During the build up to Air Day, organisers had talked about allowing people to get up close to the aircraft on display and they were certainly right. Aircraft were well positioned across the display area and most importantly, there were absolutely no barriers in places; people really were allowed to get ridiculously close to the aircraft on show. Some will no doubt moan that this made photography very difficult but it also really helped with being able to capture the fantastic atmosphere.
A number of based aircraft were on show, like John Russell’s beautiful Cessna 182 Amphibian, which is one of only a handful of the type in the UK. John was on the ground all day talking to people about his aircraft its capabilities. Keep your eyes peeled because this aircraft will shortly be appearing in the new Swallows and Amazons movie, due for release later this month.
A number of Yak aircraft were on the ground showing off that classic Russian design that so many in the aviation community have come to love. Joining the olive green and two camouflage aircraft in the static park was the Aerobility Yak-52, the flagship aircraft of the charity which offers flights to those who are helped by the charity.
While the Bronco welcomed people into the static area, the Shuttleworth-base Avro Anson took centre stage. The Anson was just one of a number of aircraft that were only at Blackbushe for a short period of time and while this might seem like a bad thing, it meant that everyone got to see aircraft starting up just a short distance from where they were standing. It’s worth pointing out that the marshals did an exceptional job of keeping everything under control throughout the day, especially when they were moving out to the runway from the static park.
The real stars of the show, for us at least, were the Curtis P-40 Kittyhawk, Hawker Hurricane and Travel Air Type R Mystery Ship. Both the P-40 and Mystery Ship landed early in the day which meant that most didn’t get to see them arrive unless they were already in the queue. The Hurricane, however, arrived much later in the day and whilst the area was cleared by the Air Cadets, you were still able to get very close to it as it came in to park.
While there were plenty of aircraft to see and a number of pilots to speak to, there was also a fantastic selection of things to do outside the static area.
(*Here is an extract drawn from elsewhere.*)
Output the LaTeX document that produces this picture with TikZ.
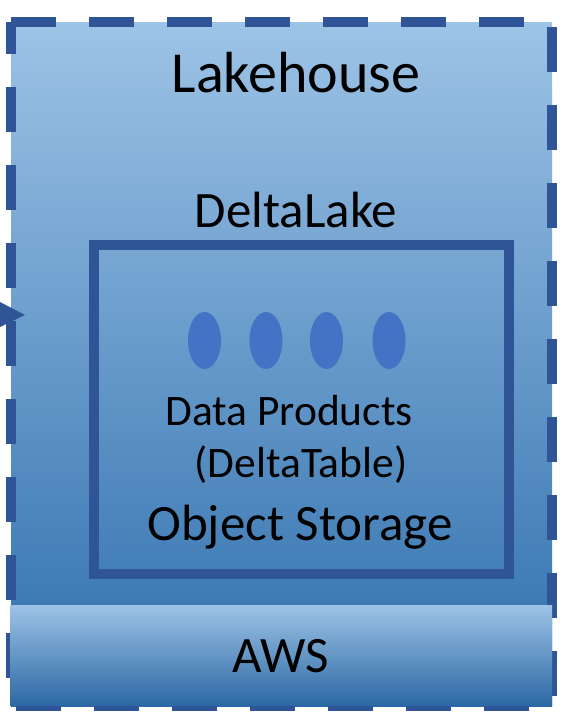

A number of aviation-themed stalls joined local businesses and lined up along the fence of the car park area which gave parents a chance to browse while their children played on the very reasonably priced bouncy castle and toy planes.
The catering for the event was provided mainly by the on-site cafe which ran an additional barbecue out the back but this in itself proved to be a problem quite early on. By midday the cafe was already running out of food and orders were getting confused both inside and out; external catering will need to be considered next year if the event goes ahead. The Hogs Back Brewery also brought their mobile bar along to Air Day and with it, a superb selection of drinks including their delicious Hazy Hog cider!
Roll on 2017
It’s fair to say that the inaugural Blackbushe Air Day was a huge success as it managed to raise over £15,000 for charity. By 11am the event had already attracted more interest than the organisers were expecting but this created a lovely buzz around the airfield.
It’s worth mentioning as well that entry to the event was just £5 per person and for what was on offer, it was an absolute bargain. This did have another side to it though as there were people manning the entrance to the static park also collecting money for the charity but the nature of these collections seemed to disgruntle some to a degree. A number of people were overheard throughout the day discussing the nature of the bucket shaking and how they were ‘jokingly’ making some of them feel bad for not having any change to put in the buckets; it almost felt like looking around the static aircraft came at an additional price on top of the entrance fee that people had already paid. While it was all for an exceptionally good cause, the collections could have been spread around the site a little more. Again though, much like the catering mentioned earlier, this is something that can very easily be rectified.
Some have questioned whether an air display would be possible next year but to be honest, we’re not sure it needs it. If the show can retain the small-scale feel, expand the static park a little and perhaps develop more of a ‘country show’ style, Blackbushe Air Day could easily be around for many years to come.
A huge well done to everyone involved, you’ve done yourselves proud!